Talk. Talk talk talk talk. I am hearing a lot of "I guess" and "I think." That tells me that you guys haven't yet talked to the point where you understand each other -- you may have talked a lot, but it is the "talking past each other" version, where you are both so intent on making your points that you are not really listening to the other. So I could tell you to fix the problem with a lot of suggestions, but I don't know which one to make without knowing the real driver. Is it because she doesn't think you have enough? Numbers will fix that; do a detailed budget, compared to a detail of your current spending, and walk her through it. Is it because she is scared you won't have enough?* Then you need to understand what that fear is coming from and help her deal with it -- not by shoving your thoughts down her throat, but by showing empathy and reassuring her that her happiness and security is as important as your own, asking what she needs to feel safe, and finding a way to get her what she needs. Is it because her definition of "enough" is much higher than yours? Well, guess what: you're not "right" on this, and she's not "wrong." Read the "50 ways to convert your SO" sticky and see how you can show her that she doesn't need as much as she thinks she needs. But in the end, you are going to need to find a way to compromise with her on this** -- because, again, her happiness has to be as important to you as your own, and vice-versa. And simply telling her that you want to RE and you think you need to cut your budget to do so isn't going to persuade her that you care about her happines and so she should meet you halfway.

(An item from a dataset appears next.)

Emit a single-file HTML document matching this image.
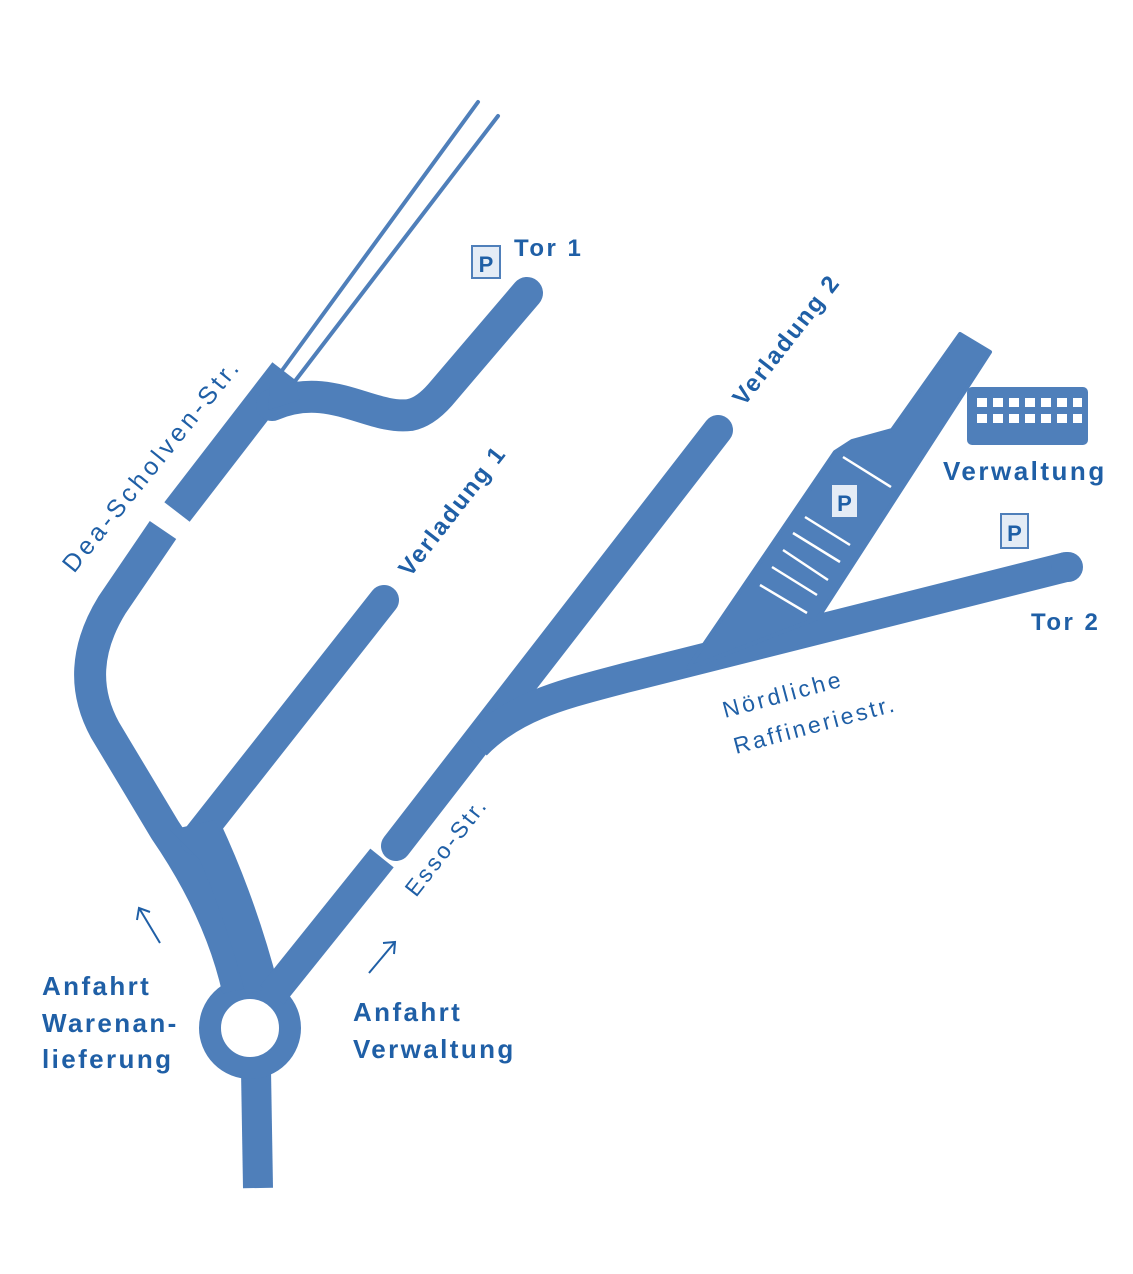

It sounds to me like you're the one who has recently changed your thinking on this, right? Because you don't like your job? So she is basically trundling down the path that you guys laid down however many years ago, and now you are telling her to jump off onto this completely different path, and she's disconcerted and needs time to understand what is involved with that path and what the risks are and what the upside is of taking those risks. If retirement has always been some future goal, she may need a much clearer vision of what it would mean now, on a day-to-day basis. My general recommendation for that is a bottle of wine and a relaxed evening on the patio (in good weather) or in front of the fireplace, dreaming about what you guys want to do, building that vision that you're working for. She has to feel like what she is running toward is much more compelling than what she has now -- so much so that it is worth dealing with her fears and cutting her budget to get there.
*Note that that is, in fact, a completely different cause than the first one. Logic and math can never fix fear.
**Ask me how I know. Except in my house, I'm the one in your position.